I would however add that the implementation of Pre Selected Load control should be understood as there is more than one variety and there is more than one variety of Droop.
Whether or not pre-selected load is engaged the turbine control will normally react to frequency fluctuations provided it is not on temperature control. This is the primary response and will be seen in the first 5 seconds. Usually Constant Settable Droop is set to 4% and has a first order lag of 3 to 5 seconds. Also the speed control algorithm which sits between droop control and fuel control also has a 3-5 second first order lag in the fuel control feedback.
Normally pre selected load if it is engaged will monitor a setpoint and will issue digital raise and lower commands to the speed reference setpoint. This will have the effect of adjusting the load and so the response following the droop respose will be moderated linearly to recover the load back to the pre selected setpoint if engaged. This might be called the primary reserve response. this may blend into the secondary response depending on the Grid Code definitions agreed with the generator. If pre selected load control is not engaged then the unit will continue to follow by responding to grid speed changes in droop. Droop can also be implemented as "Linear" or "Non Linear". In linear droop it has a characteristic, normally 4% across the load and frequency range where by it is expected that for a 4% change in frequency the load will change by 100%. Non linear droop may have one droop characteristic near synchronous speed and different characteristic away from synchronous speed. This is intended to either sensitise or desensitise frequency response in accordance with Grid Company requirements.
Please also note that unit load can be altered by the operator giving speed reference raise and lower commands. It is not necessary to use pre-selected load to adjust unit loading or unloading.
Once the actual requirements are known it may well be possible to implement in the CSP, some sequencing which will support the required operation. This would normally be agreed in the first instance between the Generator and the Grid Company as an annexe to the Connection Agreement and Grid Code. The code would be implemented and then the unit tested by introducing test code to the CSP which would simulate step and ramp frequency excursions in accordance with Grid Company requirements and agreements. Such testing may require to avoid DLN transitions and may be constrained by emissions regulations which should also be considered.
Thanks for the useful response CSA, it's greatly appreciated.

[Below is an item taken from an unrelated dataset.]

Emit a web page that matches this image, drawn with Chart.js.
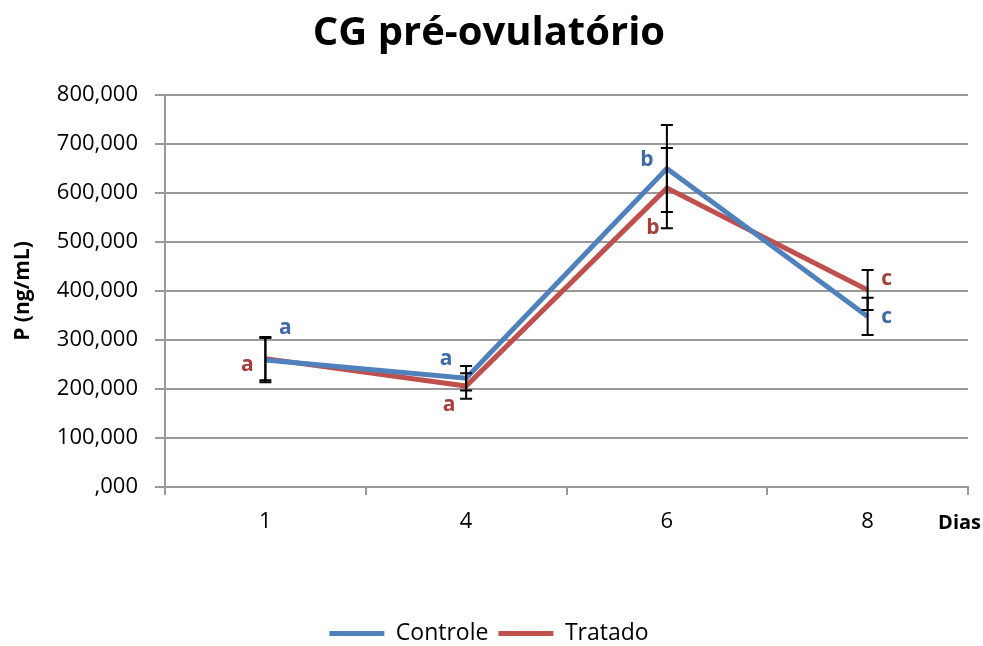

It's strange that the 'normal' operating modes for these units doesn't provide the frequency response that the grid operator would surely want.
Most of the main gen sets - coal/gas etc on this island will have frequency response or transient loops included but this isn't the case with these OCGTs.
I don't know if I particularly like the idea of the machine over firing?
I would like the machine to respond within it's existing operating window, with the procedure mostly the same, but with a 'frequency control loop' or similar programmed. I'm hoping this is a request which has been made before!
"Normal" is usually dictated by the operator, and sometimes I have found that the operator has expectations that are not always necessarily in the control. This particularly happens where there is an owner who contracts out operation to others and can change the operator from time to time.
That aside - provided the unit is left in auto - that is with no pre selected load setpoint engaged, and is allowed to follow frequency under conventional droop then the nominal load can be adjusted using speed reference setpoint raise and lower commands. That would leave the frequency support component of droop available for short term frequency support. Another loop could be written in sequencing, whereby speed setpoint raise/lower signals could be generated following comparison of the current frequency with a frequency setpoint and perhaps include a deadband too. The rate of change of the setpoint and thus the loading or deloading rate could be made adjustable to provide something appropriate to the Grid Company by way of a secondary response.
My advise is that whatever you propose this should be agreed with the Grid Company and very well detailed to the OEM or the company who provides sequence support of the MKIV, V VI or VIe Controllers.
Conceptually it seems reasonably simple. these kind of arrangements have been made before. If your turbines have waste heat boilers, then the Grid Company may require a more involved system in which the gas turbine performs the droop function in terms of the whole plant, which basically means having a droop with a setting less than 4%, but as the boiler output changes over time after a step change in frequency then the GT output is modified to maintain a steady load, with frequency control over that as a secondary response.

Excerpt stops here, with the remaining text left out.